Document order is defined as
There is an ordering, document order, defined on all the nodes in the document corresponding to the order in which the first character of the XML representation of each node occurs in the XML representation of the document after expansion of general entities. Thus, the root node will be the first node. Element nodes occur before their children. Thus, document order orders element nodes in order of the occurrence of their start-tag in the XML (after expansion of entities).

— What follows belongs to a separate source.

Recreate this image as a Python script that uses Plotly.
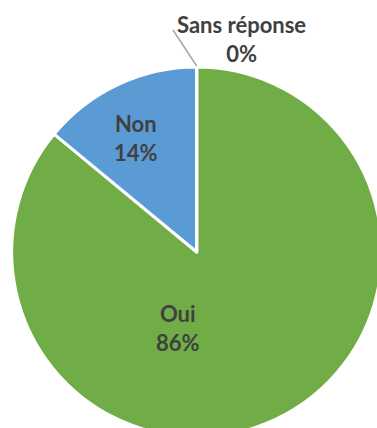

In other words, the order in which things occur in the XML document. The XML::XPath module produces results in document order. For example:
#! /usr/bin/perl
use warnings;
use strict;
use XML::XPath;
my $entity_template = "/Entities"
. "/Entity"
. "[EntityName='!!NAME!!']"
;
my $tables_path = join "|" =>
qw( ./Tables/DataTables/DataTable
./Tables/OtherTables/OtherTable );
my $xp = XML::XPath->new(ioref => *DATA);
foreach my $ename (qw/ foo bar /) {
print "$ename:\n";
(my $path = $entity_template) =~ s/!!NAME!!/$ename/g;
foreach my $n ($xp->findnodes($path)) {
foreach my $t ($xp->findnodes($tables_path, $n)) {
print $t->toString, "\n";
}
}
}
__DATA__
The first expression searches for <Entity>
elements where each has an <ElementName>
child whose string-value is the Entity name selected. From there, we look for <DataTable>
or <OtherTable>
.
Given input of
<Entities>
<Entity>
<EntityName>foo</EntityName>
<EntityType>type1</EntityType>
<Tables>
<DataTables>
<DataTable>1</DataTable>
<DataTable>2</DataTable>
</DataTables>
<OtherTables>
<OtherTable>3</OtherTable>
<OtherTable>4</OtherTable>
</OtherTables>
</Tables>
</Entity>
<Entity>
<EntityName>bar</EntityName>
<EntityType>type2</EntityType>
<Tables>
<DataTables>
<DataTable>5</DataTable>
<DataTable>6</DataTable>
</DataTables>
<OtherTables>
<OtherTable>7</OtherTable>
<OtherTable>8</OtherTable>
</OtherTables>
</Tables>
</Entity>
</Entities>
the output is
foo:
<DataTable>1</DataTable>
<DataTable>2</DataTable>
<OtherTable>3</OtherTable>
<OtherTable>4</OtherTable>
bar:
<DataTable>5</DataTable>
<DataTable>6</DataTable>
<OtherTable>7</OtherTable>
<OtherTable>8</OtherTable>
To extract the string-values (the “inner text”), change $tables_path
to
my $tables_path = ". / Tables / DataTables / DataTable / text() |
. / Tables / OtherTables / OtherTable / text()";
Yes, that's repetitive—because XML::XPath implements XPath 1.0.
Output:
foo:
1
2
3
4
bar:
5
6
7
8